Short exercise: Go through the records and copy each line where the word "this" occurs.

Information supplied:
** Begin **

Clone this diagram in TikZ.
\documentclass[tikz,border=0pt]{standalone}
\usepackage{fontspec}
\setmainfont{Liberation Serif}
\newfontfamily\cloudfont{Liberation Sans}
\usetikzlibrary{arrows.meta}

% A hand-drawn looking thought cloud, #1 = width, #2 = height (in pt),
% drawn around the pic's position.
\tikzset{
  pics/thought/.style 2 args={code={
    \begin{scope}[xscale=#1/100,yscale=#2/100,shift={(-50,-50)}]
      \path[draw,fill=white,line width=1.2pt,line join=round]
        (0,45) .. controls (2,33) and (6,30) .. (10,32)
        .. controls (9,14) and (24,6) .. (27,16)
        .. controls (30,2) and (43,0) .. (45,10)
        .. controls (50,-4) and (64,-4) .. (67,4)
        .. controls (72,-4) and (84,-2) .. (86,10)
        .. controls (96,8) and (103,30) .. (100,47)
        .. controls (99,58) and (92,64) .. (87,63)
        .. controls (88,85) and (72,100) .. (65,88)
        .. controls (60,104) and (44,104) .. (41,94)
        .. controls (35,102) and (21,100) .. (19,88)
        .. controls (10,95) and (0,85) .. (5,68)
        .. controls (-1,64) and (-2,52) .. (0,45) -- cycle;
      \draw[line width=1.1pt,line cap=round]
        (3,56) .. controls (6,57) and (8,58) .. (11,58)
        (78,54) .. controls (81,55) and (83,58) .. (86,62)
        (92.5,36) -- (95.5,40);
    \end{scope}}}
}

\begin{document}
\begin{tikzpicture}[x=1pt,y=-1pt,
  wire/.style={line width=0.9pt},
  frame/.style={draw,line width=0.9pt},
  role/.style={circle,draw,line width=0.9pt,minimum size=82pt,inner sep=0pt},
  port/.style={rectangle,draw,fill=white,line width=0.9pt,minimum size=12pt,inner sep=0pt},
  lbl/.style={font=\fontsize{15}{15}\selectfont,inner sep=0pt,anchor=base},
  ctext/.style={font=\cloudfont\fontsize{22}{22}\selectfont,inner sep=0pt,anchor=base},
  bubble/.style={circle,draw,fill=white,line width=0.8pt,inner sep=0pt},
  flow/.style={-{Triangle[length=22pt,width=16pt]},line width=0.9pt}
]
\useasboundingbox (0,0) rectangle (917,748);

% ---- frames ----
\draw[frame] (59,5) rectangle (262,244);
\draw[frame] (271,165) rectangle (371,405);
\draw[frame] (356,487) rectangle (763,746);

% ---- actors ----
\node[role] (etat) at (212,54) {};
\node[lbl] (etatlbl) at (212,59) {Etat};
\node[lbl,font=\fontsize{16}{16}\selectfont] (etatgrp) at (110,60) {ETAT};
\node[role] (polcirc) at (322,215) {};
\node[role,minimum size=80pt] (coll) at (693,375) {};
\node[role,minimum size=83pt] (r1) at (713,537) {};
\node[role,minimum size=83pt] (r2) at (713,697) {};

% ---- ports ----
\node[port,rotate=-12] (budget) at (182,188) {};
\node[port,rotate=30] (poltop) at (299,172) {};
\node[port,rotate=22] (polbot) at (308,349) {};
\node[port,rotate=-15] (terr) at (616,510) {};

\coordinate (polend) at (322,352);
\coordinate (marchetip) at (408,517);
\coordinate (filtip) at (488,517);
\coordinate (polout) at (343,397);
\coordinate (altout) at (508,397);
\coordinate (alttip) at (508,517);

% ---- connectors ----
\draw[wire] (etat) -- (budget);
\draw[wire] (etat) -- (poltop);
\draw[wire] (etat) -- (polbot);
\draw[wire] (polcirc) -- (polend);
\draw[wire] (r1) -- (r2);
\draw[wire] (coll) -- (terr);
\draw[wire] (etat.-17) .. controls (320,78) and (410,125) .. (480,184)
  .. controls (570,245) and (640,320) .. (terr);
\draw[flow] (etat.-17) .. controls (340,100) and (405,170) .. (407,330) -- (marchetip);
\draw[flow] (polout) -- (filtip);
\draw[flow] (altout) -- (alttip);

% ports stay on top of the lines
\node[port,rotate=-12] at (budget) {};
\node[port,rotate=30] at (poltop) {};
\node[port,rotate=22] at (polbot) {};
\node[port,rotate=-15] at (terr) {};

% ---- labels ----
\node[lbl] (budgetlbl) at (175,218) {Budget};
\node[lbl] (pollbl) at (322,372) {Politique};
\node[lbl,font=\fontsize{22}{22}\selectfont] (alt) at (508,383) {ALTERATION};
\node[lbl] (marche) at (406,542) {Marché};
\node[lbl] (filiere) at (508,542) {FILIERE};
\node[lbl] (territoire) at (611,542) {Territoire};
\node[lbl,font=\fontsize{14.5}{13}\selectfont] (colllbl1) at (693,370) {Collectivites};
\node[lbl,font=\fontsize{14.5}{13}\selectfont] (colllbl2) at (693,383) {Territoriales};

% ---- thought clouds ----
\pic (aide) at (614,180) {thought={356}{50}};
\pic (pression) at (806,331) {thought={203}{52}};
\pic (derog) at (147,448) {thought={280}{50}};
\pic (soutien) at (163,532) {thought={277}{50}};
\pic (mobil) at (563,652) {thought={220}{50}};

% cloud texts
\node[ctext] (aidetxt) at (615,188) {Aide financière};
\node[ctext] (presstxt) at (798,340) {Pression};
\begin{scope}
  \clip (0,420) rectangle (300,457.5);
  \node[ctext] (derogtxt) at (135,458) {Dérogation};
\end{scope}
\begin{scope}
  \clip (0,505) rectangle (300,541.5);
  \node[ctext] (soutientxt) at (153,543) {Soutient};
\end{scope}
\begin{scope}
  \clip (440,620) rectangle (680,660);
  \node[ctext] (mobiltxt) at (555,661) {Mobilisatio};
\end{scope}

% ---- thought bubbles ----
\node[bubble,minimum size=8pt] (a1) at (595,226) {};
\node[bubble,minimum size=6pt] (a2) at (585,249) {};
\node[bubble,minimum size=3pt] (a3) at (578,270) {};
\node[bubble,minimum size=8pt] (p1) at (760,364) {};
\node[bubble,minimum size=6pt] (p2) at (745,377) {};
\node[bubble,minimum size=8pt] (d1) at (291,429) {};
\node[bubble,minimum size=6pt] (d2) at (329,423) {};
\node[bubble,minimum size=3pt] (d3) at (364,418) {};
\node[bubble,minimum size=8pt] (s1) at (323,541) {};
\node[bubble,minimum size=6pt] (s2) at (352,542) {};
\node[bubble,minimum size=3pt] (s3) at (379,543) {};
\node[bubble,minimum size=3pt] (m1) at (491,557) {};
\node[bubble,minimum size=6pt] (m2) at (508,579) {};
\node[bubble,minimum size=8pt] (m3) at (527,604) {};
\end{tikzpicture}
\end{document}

** End **
** Begin **

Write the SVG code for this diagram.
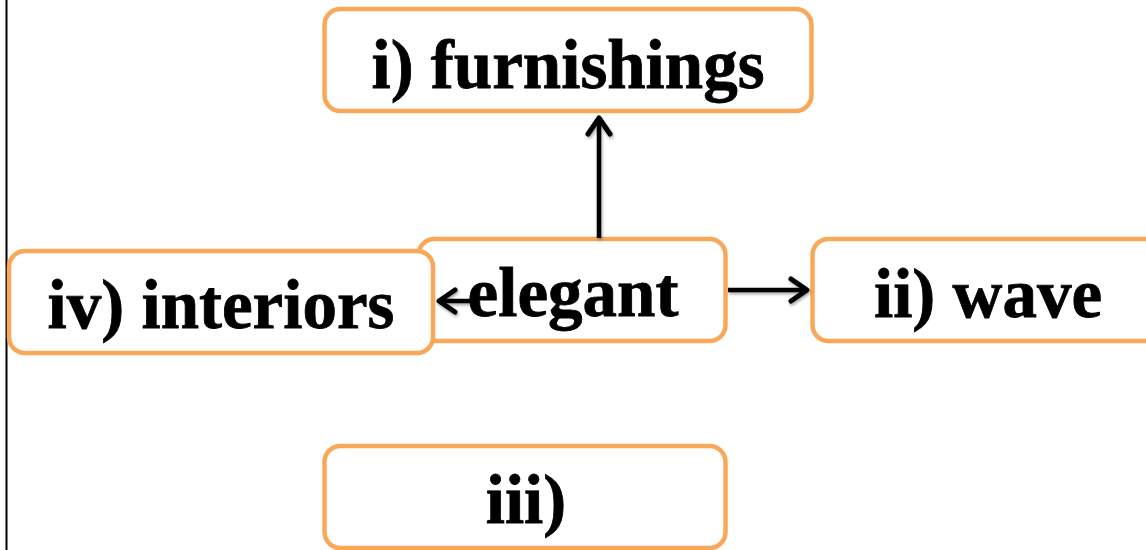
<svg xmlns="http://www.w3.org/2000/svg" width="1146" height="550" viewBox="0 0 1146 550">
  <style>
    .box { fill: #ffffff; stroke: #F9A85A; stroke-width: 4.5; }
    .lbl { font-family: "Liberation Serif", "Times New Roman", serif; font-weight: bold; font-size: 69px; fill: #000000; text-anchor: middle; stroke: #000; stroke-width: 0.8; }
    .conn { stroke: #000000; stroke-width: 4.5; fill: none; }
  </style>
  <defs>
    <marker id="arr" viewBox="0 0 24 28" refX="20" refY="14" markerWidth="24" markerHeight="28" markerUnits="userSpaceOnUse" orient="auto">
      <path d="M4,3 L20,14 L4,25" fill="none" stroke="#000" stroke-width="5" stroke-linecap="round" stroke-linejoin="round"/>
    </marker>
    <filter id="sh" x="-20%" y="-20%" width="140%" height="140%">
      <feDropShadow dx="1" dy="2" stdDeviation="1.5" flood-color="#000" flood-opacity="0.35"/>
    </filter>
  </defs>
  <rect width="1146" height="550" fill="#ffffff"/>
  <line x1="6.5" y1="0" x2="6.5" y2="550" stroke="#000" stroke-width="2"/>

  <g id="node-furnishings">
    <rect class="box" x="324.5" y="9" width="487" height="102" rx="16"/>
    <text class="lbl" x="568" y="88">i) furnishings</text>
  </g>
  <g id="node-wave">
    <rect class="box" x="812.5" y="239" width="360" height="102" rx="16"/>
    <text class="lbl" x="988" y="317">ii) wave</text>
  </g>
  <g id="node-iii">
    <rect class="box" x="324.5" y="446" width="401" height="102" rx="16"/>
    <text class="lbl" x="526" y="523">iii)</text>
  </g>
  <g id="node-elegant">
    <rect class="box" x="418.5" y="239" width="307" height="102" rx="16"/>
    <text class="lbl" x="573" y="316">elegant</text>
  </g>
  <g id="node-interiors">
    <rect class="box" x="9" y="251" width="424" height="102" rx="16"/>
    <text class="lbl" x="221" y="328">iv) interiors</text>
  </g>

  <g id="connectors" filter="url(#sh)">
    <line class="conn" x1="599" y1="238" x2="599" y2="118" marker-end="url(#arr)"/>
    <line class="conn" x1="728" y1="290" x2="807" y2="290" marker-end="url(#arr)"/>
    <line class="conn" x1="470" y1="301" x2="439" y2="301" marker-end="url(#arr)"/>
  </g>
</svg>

** End **
** Begin **

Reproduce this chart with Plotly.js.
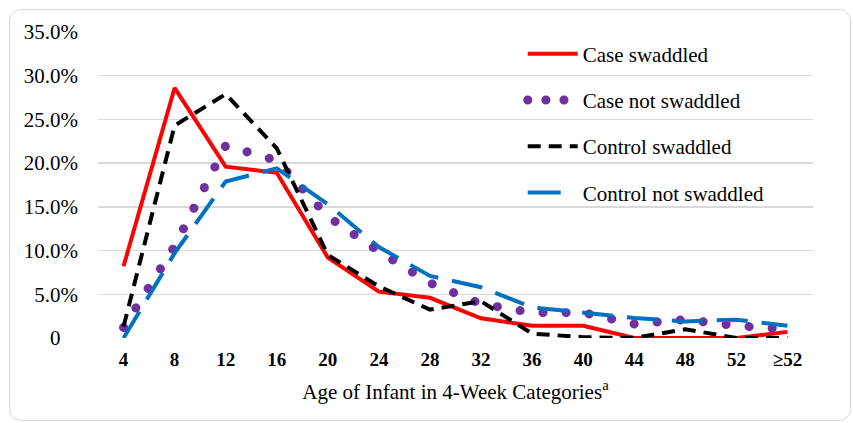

** End **

Exercise answer:
Clone this diagram in TikZ.
Write the SVG code for this diagram.
Reproduce this chart with Plotly.js.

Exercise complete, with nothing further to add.